Il sapore del vostro viaggio in Giappone dipenderà quindi in gran parte dai vostri gusti, perché si spazia dalla freschezza essenziale del sushi (in una varietà di scelta e tagli inedita nei nostri ristoranti) alla fragranza delicata del fritto tempura, dalle consistenze setose del tofu e dei panini al vapore alla croccantezza saporita delle verdure in salamoia, dal confortante sapore “di casa” delle zuppe come ramen e udon al fresco piccante del wasabi, al sorprendente gusto minerale delle umeboshi, le prugne in salamoia.
Vi abituerete al sapore equilibrato del tè verde che vi verrà offerto in quasi tutti i ristoranti e alla comodità delle onigiri, le polpettine di riso dai ripieni più vari che rappresentano il perfetto snack da viaggio.

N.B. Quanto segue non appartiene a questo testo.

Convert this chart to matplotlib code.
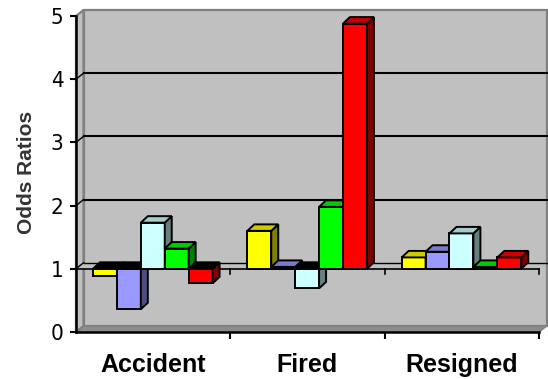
import matplotlib
matplotlib.use("Agg")
import matplotlib.pyplot as plt
from matplotlib.patches import Polygon
from matplotlib import font_manager

# Odds ratios by reason for leaving, five groups per reason
categories = ["Accident", "Fired", "Resigned"]
yellow_vals = [0.89, 1.60, 1.18]
blue_vals = [0.36, 1.03, 1.27]
cyan_vals = [1.73, 0.69, 1.56]
green_vals = [1.32, 1.98, 1.03]
red_vals = [0.77, 4.88, 1.18]
y_ticks = [0, 1, 2, 3, 4, 5]

series = [yellow_vals, blue_vals, cyan_vals, green_vals, red_vals]
# (front, top, side) shades for each series
shades = [
    ("#FFFF00", "#CCCC00", "#808000"),
    ("#9999FF", "#7A7ACC", "#4D4D80"),
    ("#CCFFFF", "#A3CCCC", "#668080"),
    ("#00FF00", "#00CC00", "#008000"),
    ("#FF0000", "#CC0000", "#800000"),
]


def narrow_font(size):
    """Pick a condensed face for the value axis if one is installed."""
    names = {f.name for f in font_manager.fontManager.ttflist}
    if "Liberation Sans Narrow" in names:
        return font_manager.FontProperties(family="Liberation Sans Narrow", size=size)
    fp = font_manager.FontProperties(family="DejaVu Sans", stretch="condensed", size=size)
    path = font_manager.findfont(fp, fallback_to_default=True)
    if "Condensed" in path:
        return font_manager.FontProperties(fname=path, size=size)
    return font_manager.FontProperties(family="Liberation Sans", size=size)


W, H, DPI = 548, 379, 100
fig = plt.figure(figsize=(W / DPI, H / DPI), dpi=DPI)
fig.patch.set_facecolor("white")

left_px, right_px, top_px, bot_px = 76, 539, 16, 332
ax = fig.add_axes([left_px / W, 1 - bot_px / H,
                   (right_px - left_px) / W, (bot_px - top_px) / H])
ax.set_xlim(0, 3)
ax.set_ylim(0, 5)
ax.set_facecolor("none")

# depth offset of the 3-D box, in data units
px_x = 3 / (right_px - left_px)
px_y = 5 / (bot_px - top_px)
DX = 7.5 * px_x
DY = 6.0 * px_y
BDX = 7.0 * px_x
BDY = 6.5 * px_y

wall = "#C0C0C0"
wall_edge = "#808080"


def poly(pts, fc, ec="black", lw=1.4, z=1):
    ax.add_patch(Polygon(pts, closed=True, facecolor=fc, edgecolor=ec,
                         linewidth=lw, zorder=z, clip_on=False,
                         joinstyle="miter"))


# walls and floor
poly([(DX, DY), (3 + DX, DY), (3 + DX, 5 + DY), (DX, 5 + DY)], wall, wall_edge, 1.6, 0.5)
poly([(0, 0), (DX, DY), (DX, 5 + DY), (0, 5)], wall, wall_edge, 1.6, 0.6)
poly([(0, 0), (3, 0), (3 + DX, DY), (DX, DY)], "#8C8C8C", wall_edge, 1.2, 0.7)

# gridlines on back and side walls
for v in [2, 3, 4]:
    ax.plot([DX, 3 + DX], [v + DY, v + DY], color="black", lw=1.5,
            zorder=0.8, clip_on=False)
    ax.plot([0, DX], [v, v + DY], color="black", lw=1.0, zorder=0.8,
            clip_on=False)

# reference plane at odds ratio 1
base = 1.0
poly([(0, base), (3, base), (3 + DX, base + DY), (DX, base + DY)], wall, "none", 0, 0.9)
ax.plot([DX, 3 + DX], [base + DY, base + DY], color="black", lw=1.0, zorder=0.95, clip_on=False)
ax.plot([0, DX], [base, base + DY], color="black", lw=1.0, zorder=0.95, clip_on=False)
ax.plot([0, 3], [base, base], color="black", lw=1.2, zorder=0.95, clip_on=False)
for xb in [1, 2, 3]:
    ax.plot([xb, xb], [base, base - 5 * px_y], color="black", lw=1.2,
            zorder=0.95, clip_on=False)

bar_w = 0.155
start = 0.11
z = 2
for ci in range(len(categories)):
    for si, vals in enumerate(series):
        v = vals[ci]
        x0 = ci + start + si * bar_w
        x1 = x0 + bar_w
        lo, hi = min(v, base), max(v, base)
        front, top, side = shades[si]
        poly([(x0, lo), (x1, lo), (x1, hi), (x0, hi)], front, z=z)
        poly([(x1, lo), (x1 + BDX, lo + BDY), (x1 + BDX, hi + BDY), (x1, hi)], side, z=z)
        top_c = top if v >= base else "black"
        poly([(x0, hi), (x1, hi), (x1 + BDX, hi + BDY), (x0 + BDX, hi + BDY)], top_c, z=z)
        z += 0.01

# axes styling
for s in ["top", "right"]:
    ax.spines[s].set_visible(False)
for s in ["left", "bottom"]:
    ax.spines[s].set_color("black")
    ax.spines[s].set_linewidth(1.8)
    ax.spines[s].set_zorder(5)

ax.set_yticks(y_ticks)
ax.set_yticklabels([str(t) for t in y_ticks], fontproperties=narrow_font(16))
ax.tick_params(axis="y", direction="out", length=4, width=1.5, pad=5, color="black")

ax.set_xticks([0.5, 1.5, 2.5])
ax.set_xticklabels(categories, family=["Liberation Sans", "DejaVu Sans"],
                   fontsize=18, fontweight="bold")
ax.tick_params(axis="x", which="major", length=0, pad=15)
ax.set_xticks([1, 2, 3], minor=True)
ax.tick_params(axis="x", which="minor", direction="out", length=5, width=1.5)

ax.set_ylabel("Odds Ratios", family=["Liberation Sans", "DejaVu Sans"],
              fontsize=15, fontweight="bold", color="#333333")
ax.yaxis.set_label_coords(-0.086, 0.506)

fig.savefig("out.png", dpi=DPI, facecolor="white")
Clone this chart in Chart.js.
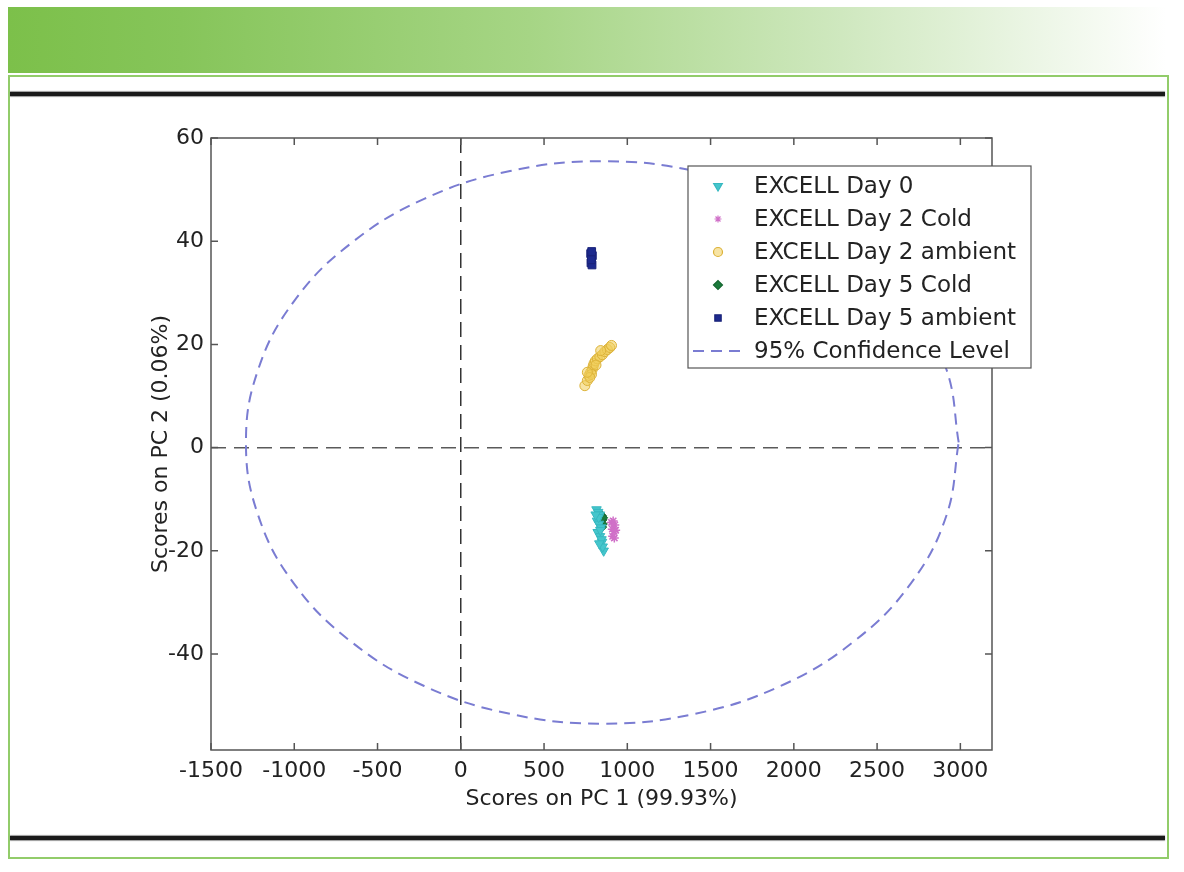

Fra tutto quello che assaggerete, ci sarà certamente un piatto che vi rimarrà nel cuore… perciò, non c’è altro da aggiungere se non buon appetito: itadakimasu!
Tatto
Sarebbe troppo facile fare un gioco di parole e parlare del “tatto” dei Giapponesi inteso come gentilezza e discrezione, o della dura etichetta locale, che a volte rende l’educazione giapponese una corazza impenetrabile per i gaijin, noi occidentali.
Forse allora ci si può soffermare sulla sensazione pienamente tattile di affondare i denti in una sofficissima “cotton cake”, come quelle che si preparano da Rikuro Ojisan no Mise, a Osaka; o quella del tappeto di muschio dei giardini.
Forse vi ricorderete del Giappone toccando la superficie liscia e dolcemente irregolare di una tazza di ceramica raku o la trama di un furoshiki, i quadrati di tessuto dalle stampe più varie che in Giappone si usano per impacchettare, trasportare, personalizzare gli oggetti più svariati. O magari porterete con voi la sensazione di tornare dalle terme indossando sulla pelle accaldata solo un leggero yukata, il kimono di cotone che in Giappone è quasi sinonimo di estate.
Sesto senso
Forse, in realtà, non parliamo tanto di un “sesto senso” quanto dell’ammutolimento degli altri cinque, o di una sospensione della volontà: qualcosa che si avvicina alla natura indefinibile dello zen.
E’ un concetto filosofico? E’ un tipo di esperienza? Non è facile comprenderlo neppure dopo un lungo studio, e di certo non possiamo pretendere di riassumerlo in poche righe; ma è qualcosa che permea la cultura giapponese nei modi più disparati.
Il tiro con l’arco tradizionale, l’arte della calligrafia, l’ikebana, sono tutti modi per avvicinarsi allo zen.
Chi fosse interessato a saperne di più troverà una lettura interessante in “Lo zen e il tiro con l’arco” di Eugen Herrigel; e chiudiamo proprio con qualche riga:
“Questo stato, in cui non si pensa, non ci si propone, non si persegue, non si desidera né si attende più nulla di definito, che non tende verso nessuna particolare direzione ma che per la sua forza indivisa sa di essere capace del possibile come dell’impossibile — questo stato interamente libero da intenzioni, dall’Io, il Maestro lo chiama propriamente «spirituale»”.